■ **Records to use**:
· · · · ·

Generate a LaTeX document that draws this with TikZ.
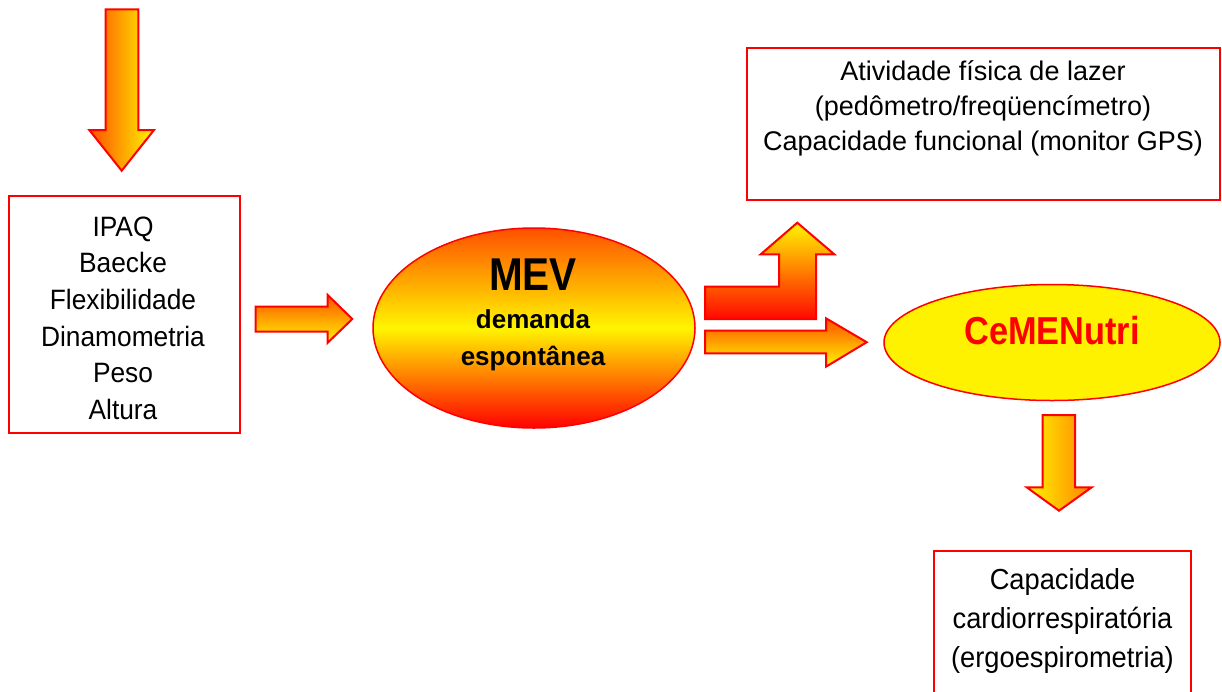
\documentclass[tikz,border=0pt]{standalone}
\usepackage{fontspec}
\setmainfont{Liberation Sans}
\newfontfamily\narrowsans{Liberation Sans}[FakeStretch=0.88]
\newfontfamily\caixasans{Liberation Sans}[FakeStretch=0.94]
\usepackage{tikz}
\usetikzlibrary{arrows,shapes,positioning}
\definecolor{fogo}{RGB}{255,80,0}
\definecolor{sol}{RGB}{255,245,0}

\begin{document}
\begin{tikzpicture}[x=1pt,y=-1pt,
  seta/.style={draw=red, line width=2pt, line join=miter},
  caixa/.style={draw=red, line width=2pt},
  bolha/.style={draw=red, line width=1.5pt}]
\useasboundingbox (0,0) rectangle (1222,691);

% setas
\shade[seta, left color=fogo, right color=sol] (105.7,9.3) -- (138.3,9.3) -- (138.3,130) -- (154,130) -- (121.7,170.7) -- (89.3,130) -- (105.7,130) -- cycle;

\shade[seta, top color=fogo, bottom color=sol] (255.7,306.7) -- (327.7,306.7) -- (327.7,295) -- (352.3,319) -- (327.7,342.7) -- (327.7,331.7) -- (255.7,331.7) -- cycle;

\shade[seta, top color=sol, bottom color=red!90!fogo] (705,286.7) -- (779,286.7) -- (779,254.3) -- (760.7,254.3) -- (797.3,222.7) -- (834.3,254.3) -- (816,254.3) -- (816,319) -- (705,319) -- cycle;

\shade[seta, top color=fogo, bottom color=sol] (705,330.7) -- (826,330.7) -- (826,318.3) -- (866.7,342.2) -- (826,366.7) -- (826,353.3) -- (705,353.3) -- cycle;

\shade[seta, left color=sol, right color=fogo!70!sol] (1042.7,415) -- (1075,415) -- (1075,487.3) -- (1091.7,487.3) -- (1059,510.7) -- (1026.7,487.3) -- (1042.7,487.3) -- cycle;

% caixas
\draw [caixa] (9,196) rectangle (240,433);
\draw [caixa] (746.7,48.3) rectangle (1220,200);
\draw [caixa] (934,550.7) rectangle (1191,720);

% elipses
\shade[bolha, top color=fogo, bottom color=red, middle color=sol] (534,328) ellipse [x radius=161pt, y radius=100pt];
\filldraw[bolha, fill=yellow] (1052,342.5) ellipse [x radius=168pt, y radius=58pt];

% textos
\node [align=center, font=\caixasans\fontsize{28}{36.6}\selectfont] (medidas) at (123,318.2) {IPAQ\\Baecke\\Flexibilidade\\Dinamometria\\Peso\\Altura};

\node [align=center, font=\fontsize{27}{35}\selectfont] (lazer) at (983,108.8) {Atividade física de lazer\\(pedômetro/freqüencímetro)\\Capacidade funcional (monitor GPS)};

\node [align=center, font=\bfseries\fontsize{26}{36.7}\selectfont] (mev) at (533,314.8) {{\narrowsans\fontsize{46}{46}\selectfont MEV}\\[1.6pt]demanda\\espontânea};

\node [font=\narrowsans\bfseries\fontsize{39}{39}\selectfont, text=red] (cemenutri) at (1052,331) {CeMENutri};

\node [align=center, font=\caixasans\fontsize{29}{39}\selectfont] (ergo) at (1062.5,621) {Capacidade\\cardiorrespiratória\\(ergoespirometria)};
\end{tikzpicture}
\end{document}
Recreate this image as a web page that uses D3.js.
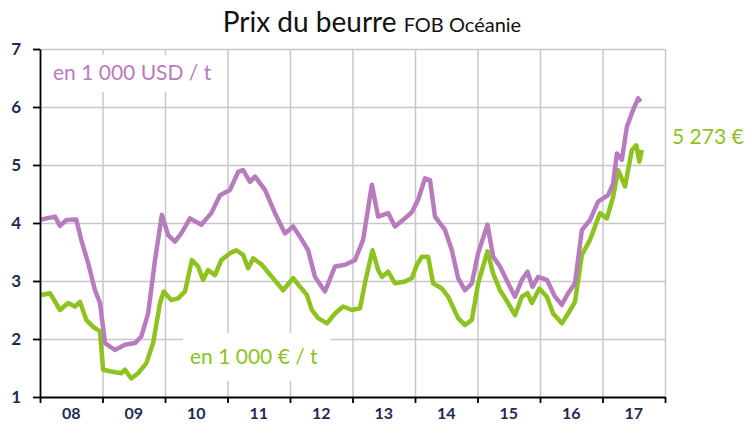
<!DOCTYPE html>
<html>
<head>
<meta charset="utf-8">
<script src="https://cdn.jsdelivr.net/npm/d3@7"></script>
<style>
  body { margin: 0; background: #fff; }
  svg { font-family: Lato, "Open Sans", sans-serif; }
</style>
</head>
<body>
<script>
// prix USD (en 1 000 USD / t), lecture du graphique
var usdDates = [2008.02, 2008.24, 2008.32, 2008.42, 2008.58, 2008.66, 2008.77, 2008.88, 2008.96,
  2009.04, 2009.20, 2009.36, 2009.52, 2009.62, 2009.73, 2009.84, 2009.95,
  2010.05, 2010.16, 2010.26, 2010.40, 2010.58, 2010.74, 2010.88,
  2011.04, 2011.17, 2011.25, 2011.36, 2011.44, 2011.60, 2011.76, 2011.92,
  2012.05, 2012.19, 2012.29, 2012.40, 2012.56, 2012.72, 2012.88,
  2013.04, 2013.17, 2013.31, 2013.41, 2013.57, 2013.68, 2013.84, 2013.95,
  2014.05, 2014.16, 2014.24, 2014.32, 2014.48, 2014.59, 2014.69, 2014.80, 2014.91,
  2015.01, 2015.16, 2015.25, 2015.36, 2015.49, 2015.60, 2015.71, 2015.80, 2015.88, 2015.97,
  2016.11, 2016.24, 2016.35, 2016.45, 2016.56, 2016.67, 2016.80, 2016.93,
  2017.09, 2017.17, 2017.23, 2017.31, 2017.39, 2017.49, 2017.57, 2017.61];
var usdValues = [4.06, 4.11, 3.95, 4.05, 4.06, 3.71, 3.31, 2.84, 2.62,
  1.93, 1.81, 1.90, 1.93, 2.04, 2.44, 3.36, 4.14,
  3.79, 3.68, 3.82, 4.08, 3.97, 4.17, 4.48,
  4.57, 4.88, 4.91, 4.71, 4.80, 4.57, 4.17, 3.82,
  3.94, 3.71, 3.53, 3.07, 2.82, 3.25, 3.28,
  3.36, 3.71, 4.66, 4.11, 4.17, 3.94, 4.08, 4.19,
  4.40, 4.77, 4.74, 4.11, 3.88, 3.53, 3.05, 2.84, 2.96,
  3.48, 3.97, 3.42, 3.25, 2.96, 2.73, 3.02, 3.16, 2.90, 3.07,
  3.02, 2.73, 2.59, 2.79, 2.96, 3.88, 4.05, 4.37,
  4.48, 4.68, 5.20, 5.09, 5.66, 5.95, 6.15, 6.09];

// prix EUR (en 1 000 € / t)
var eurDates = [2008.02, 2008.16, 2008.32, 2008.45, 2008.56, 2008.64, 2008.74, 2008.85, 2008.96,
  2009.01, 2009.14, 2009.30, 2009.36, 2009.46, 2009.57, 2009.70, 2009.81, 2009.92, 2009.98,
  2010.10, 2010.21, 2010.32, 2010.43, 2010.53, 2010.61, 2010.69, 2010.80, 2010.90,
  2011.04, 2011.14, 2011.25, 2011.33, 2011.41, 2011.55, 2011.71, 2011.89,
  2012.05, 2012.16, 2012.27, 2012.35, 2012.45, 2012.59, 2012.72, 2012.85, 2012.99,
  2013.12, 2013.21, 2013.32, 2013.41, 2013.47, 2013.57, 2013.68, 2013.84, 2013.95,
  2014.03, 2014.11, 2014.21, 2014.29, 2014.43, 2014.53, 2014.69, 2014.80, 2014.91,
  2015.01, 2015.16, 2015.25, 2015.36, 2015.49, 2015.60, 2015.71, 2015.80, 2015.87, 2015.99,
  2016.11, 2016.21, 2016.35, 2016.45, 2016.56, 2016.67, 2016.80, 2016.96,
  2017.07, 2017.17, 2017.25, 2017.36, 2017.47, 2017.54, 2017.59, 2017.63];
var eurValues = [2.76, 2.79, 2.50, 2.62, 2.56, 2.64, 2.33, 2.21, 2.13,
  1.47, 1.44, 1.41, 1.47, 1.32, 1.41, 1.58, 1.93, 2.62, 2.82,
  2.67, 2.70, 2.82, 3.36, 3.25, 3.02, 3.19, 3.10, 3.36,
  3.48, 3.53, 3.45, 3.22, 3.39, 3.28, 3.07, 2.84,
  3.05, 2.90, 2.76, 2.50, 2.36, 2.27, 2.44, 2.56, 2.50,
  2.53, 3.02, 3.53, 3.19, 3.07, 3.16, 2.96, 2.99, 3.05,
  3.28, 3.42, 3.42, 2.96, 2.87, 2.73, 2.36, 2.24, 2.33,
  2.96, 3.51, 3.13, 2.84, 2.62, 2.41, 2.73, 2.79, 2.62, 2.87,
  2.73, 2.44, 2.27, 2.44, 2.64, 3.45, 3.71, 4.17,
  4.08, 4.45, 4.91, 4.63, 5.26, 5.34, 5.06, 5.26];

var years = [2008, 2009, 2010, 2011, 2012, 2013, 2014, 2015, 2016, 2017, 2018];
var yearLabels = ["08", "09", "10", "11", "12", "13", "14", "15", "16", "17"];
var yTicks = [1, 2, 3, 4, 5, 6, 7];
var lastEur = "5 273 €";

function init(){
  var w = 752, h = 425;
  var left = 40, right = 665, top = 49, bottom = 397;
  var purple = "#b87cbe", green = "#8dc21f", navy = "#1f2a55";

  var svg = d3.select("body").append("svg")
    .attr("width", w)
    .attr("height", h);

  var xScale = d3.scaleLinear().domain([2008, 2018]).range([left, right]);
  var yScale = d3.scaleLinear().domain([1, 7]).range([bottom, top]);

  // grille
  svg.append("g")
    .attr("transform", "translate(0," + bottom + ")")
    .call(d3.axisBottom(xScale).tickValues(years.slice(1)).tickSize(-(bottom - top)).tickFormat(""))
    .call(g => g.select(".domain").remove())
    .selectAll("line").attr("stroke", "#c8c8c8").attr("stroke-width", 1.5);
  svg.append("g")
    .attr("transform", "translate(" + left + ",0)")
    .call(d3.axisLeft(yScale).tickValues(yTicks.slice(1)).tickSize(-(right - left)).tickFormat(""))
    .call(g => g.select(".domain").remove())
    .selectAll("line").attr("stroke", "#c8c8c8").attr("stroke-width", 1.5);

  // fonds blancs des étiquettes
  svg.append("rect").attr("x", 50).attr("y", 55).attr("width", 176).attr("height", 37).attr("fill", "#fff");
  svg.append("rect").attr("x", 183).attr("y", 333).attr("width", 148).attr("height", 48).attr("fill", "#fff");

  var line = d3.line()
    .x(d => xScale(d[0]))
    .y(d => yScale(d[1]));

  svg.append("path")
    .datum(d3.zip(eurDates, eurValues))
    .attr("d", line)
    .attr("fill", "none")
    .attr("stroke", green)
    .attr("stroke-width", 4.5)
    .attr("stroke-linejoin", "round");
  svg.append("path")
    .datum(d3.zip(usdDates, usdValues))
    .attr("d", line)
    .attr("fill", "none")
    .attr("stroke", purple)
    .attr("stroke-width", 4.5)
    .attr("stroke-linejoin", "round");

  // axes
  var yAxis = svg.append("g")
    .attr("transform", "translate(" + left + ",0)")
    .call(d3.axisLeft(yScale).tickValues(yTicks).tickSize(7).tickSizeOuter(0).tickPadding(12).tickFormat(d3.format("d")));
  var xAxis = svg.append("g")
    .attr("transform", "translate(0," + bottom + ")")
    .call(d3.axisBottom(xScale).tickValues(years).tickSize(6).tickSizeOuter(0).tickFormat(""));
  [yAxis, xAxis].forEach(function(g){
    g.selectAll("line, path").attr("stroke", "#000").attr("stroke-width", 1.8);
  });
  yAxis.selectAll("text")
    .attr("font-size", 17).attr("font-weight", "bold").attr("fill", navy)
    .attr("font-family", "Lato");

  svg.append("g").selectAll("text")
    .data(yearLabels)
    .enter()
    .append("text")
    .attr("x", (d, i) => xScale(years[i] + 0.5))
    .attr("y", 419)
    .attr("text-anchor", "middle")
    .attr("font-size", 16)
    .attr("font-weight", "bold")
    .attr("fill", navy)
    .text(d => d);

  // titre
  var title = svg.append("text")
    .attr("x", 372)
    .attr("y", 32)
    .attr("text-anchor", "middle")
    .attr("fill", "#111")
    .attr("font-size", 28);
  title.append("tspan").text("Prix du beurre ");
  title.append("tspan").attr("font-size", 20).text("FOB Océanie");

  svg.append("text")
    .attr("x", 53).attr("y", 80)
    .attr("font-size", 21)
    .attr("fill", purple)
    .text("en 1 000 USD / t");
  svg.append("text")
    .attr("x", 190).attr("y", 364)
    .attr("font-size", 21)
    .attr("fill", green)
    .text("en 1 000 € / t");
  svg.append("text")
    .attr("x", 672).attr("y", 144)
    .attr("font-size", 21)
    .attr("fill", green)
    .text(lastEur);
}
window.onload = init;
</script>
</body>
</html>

· · · · ·

■ **Instructions for the task**:
Emit the lines of the material exactly, from its first line to the line containing "(255.7,331.7) -- cycle;", inclusive; leave every picture out.

■ **Full solution**:
Generate a LaTeX document that draws this with TikZ.
\documentclass[tikz,border=0pt]{standalone}
\usepackage{fontspec}
\setmainfont{Liberation Sans}
\newfontfamily\narrowsans{Liberation Sans}[FakeStretch=0.88]
\newfontfamily\caixasans{Liberation Sans}[FakeStretch=0.94]
\usepackage{tikz}
\usetikzlibrary{arrows,shapes,positioning}
\definecolor{fogo}{RGB}{255,80,0}
\definecolor{sol}{RGB}{255,245,0}

\begin{document}
\begin{tikzpicture}[x=1pt,y=-1pt,
  seta/.style={draw=red, line width=2pt, line join=miter},
  caixa/.style={draw=red, line width=2pt},
  bolha/.style={draw=red, line width=1.5pt}]
\useasboundingbox (0,0) rectangle (1222,691);

% setas
\shade[seta, left color=fogo, right color=sol] (105.7,9.3) -- (138.3,9.3) -- (138.3,130) -- (154,130) -- (121.7,170.7) -- (89.3,130) -- (105.7,130) -- cycle;

\shade[seta, top color=fogo, bottom color=sol] (255.7,306.7) -- (327.7,306.7) -- (327.7,295) -- (352.3,319) -- (327.7,342.7) -- (327.7,331.7) -- (255.7,331.7) -- cycle;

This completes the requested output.